DIRECTION - Return, without pictures, the lines from the start of the data through the one that contains "width - margin.right]);".

AVAILABLE DATA -
___
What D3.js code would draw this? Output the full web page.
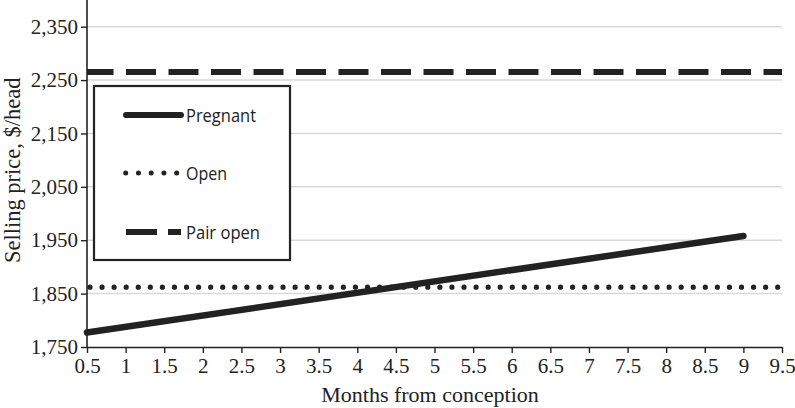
<!DOCTYPE html>
<html>
<head>
<meta charset="utf-8">
<script src="https://cdn.jsdelivr.net/npm/d3@7"></script>
<style>
  body { margin: 0; background: #fff; }
</style>
</head>
<body>
<div id="chart"></div>
<script>
// Data
const months = [0.5, 9];
const pregnant = [1777, 1958];
const openMonths = [0.5, 9.5];
const openPrice = [1862, 1862];
const pairOpenPrice = [2265, 2265];
const seriesNames = ["Pregnant", "Open", "Pair open"];
const xTicks = [0.5, 1, 1.5, 2, 2.5, 3, 3.5, 4, 4.5, 5, 5.5, 6, 6.5, 7, 7.5, 8, 8.5, 9, 9.5];
const yTicks = [1750, 1850, 1950, 2050, 2150, 2250, 2350];

const width = 795;
const height = 408;
const margin = { top: 0, right: 13, bottom: 61, left: 87 };

const svg = d3.select("#chart")
  .append("svg")
  .attr("width", width)
  .attr("height", height);

const x = d3.scaleLinear()
  .domain([0.5, 9.5])
  .range([margin.left, width - margin.right]);

const y = d3.scaleLinear()
  .domain([1750, 2400])
  .range([height - margin.bottom, margin.top]);

// gridlines
svg.append("g")
  .selectAll("line")
  .data(yTicks.slice(1))
  .enter()
  .append("line")
  .attr("x1", x(0.5))
  .attr("x2", x(9.5))
  .attr("y1", d => y(d))
  .attr("y2", d => y(d))
  .attr("stroke", "#d9d9d9")
  .attr("stroke-width", 1.5);

const serif = "'Liberation Serif', 'Times New Roman', serif";

// x axis
const xAxis = svg.append("g")
  .attr("transform", `translate(0, ${y(1750)})`)
  .call(d3.axisBottom(x).tickValues(xTicks).tickSize(6).tickSizeOuter(0).tickFormat(d => d));
xAxis.select(".domain").attr("stroke", "#222").attr("stroke-width", 1.6);
xAxis.selectAll(".tick line").attr("stroke", "#222").attr("stroke-width", 1.4);
xAxis.selectAll("text")
  .attr("font-family", serif)
  .attr("font-size", "21px")
  .attr("fill", "#222")
  .attr("y", 9)
  .attr("dy", "0.8em");

// y axis
const yAxis = svg.append("g")
  .attr("transform", `translate(${x(0.5)}, 0)`)
  .call(d3.axisLeft(y).tickValues(yTicks).tickSize(6).tickSizeOuter(0).tickFormat(d3.format(",")));
yAxis.select(".domain").attr("stroke", "#222").attr("stroke-width", 1.6)
  .attr("d", `M0,${y(1750)}V${y(2400)}`);
yAxis.selectAll(".tick line").attr("stroke", "#222").attr("stroke-width", 1.4);
yAxis.selectAll("text")
  .attr("font-family", serif)
  .attr("font-size", "21px")
  .attr("fill", "#222")
  .attr("x", -9);

// axis titles
svg.append("text")
  .attr("x", 430)
  .attr("y", 402)
  .attr("text-anchor", "middle")
  .attr("font-family", serif)
  .attr("font-size", "22px")
  .attr("fill", "#222")
  .text("Months from conception");

svg.append("text")
  .attr("transform", `translate(20, ${y(2081)}) rotate(-90)`)
  .attr("text-anchor", "middle")
  .attr("font-family", serif)
  .attr("font-size", "22.5px")
  .attr("fill", "#222")
  .text("Selling price, $/head");

const line = d3.line().x(d => x(d[0])).y(d => y(d[1]));

// open (dotted)
svg.append("path")
  .datum(d3.zip(openMonths, openPrice))
  .attr("d", line)
  .attr("fill", "none")
  .attr("stroke", "#222")
  .attr("stroke-width", 5.2)
  .attr("stroke-linecap", "round")
  .attr("stroke-dasharray", "0,12.065")
  .attr("stroke-dashoffset", 9.065);

// pair open (dashed)
svg.append("path")
  .datum(d3.zip(openMonths, pairOpenPrice))
  .attr("d", line)
  .attr("fill", "none")
  .attr("stroke", "#222")
  .attr("stroke-width", 6)
  .attr("stroke-dasharray", "30,12.5")
  .attr("stroke-dashoffset", 3.5);

// pregnant (solid)
svg.append("path")
  .datum(d3.zip(months, pregnant))
  .attr("d", line)
  .attr("fill", "none")
  .attr("stroke", "#222")
  .attr("stroke-width", 6.5)
  .attr("stroke-linecap", "round");

// legend
const legend = svg.append("g");
legend.append("rect")
  .attr("x", 94)
  .attr("y", 86)
  .attr("width", 196)
  .attr("height", 174)
  .attr("fill", "#fff")
  .attr("stroke", "#222")
  .attr("stroke-width", 2.2);

const rowY = [115, 173, 232];
const labelWidths = [70, 41, 74];
const sampleStyles = [
  { x1: 126, x2: 181, dash: null, cap: "round", w: 6 },
  { x1: 125.7, x2: 177, dash: "0,12.75", cap: "round", w: 5 },
  { x1: 126, x2: 181, dash: "31,11", cap: "butt", w: 6 }
];

seriesNames.forEach((name, i) => {
  const s = sampleStyles[i];
  const ln = legend.append("line")
    .attr("x1", s.x1)
    .attr("x2", s.x2)
    .attr("y1", rowY[i])
    .attr("y2", rowY[i])
    .attr("stroke", "#222")
    .attr("stroke-width", s.w)
    .attr("stroke-linecap", s.cap);
  if (s.dash) ln.attr("stroke-dasharray", s.dash);

  legend.append("text")
    .attr("x", 186)
    .attr("y", rowY[i])
    .attr("dy", "0.35em")
    .attr("font-family", "'Open Sans', 'Noto Sans', sans-serif")
    .attr("font-size", "18.6px")
    .attr("textLength", labelWidths[i])
    .attr("lengthAdjust", "spacingAndGlyphs")
    .attr("fill", "#222")
    .text(name);
});
</script>
</body>
</html>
___
REPLY -
What D3.js code would draw this? Output the full web page.
<!DOCTYPE html>
<html>
<head>
<meta charset="utf-8">
<script src="https://cdn.jsdelivr.net/npm/d3@7"></script>
<style>
  body { margin: 0; background: #fff; }
</style>
</head>
<body>
<div id="chart"></div>
<script>
// Data
const months = [0.5, 9];
const pregnant = [1777, 1958];
const openMonths = [0.5, 9.5];
const openPrice = [1862, 1862];
const pairOpenPrice = [2265, 2265];
const seriesNames = ["Pregnant", "Open", "Pair open"];
const xTicks = [0.5, 1, 1.5, 2, 2.5, 3, 3.5, 4, 4.5, 5, 5.5, 6, 6.5, 7, 7.5, 8, 8.5, 9, 9.5];
const yTicks = [1750, 1850, 1950, 2050, 2150, 2250, 2350];

const width = 795;
const height = 408;
const margin = { top: 0, right: 13, bottom: 61, left: 87 };

const svg = d3.select("#chart")
  .append("svg")
  .attr("width", width)
  .attr("height", height);

const x = d3.scaleLinear()
  .domain([0.5, 9.5])
  .range([margin.left, width - margin.right]);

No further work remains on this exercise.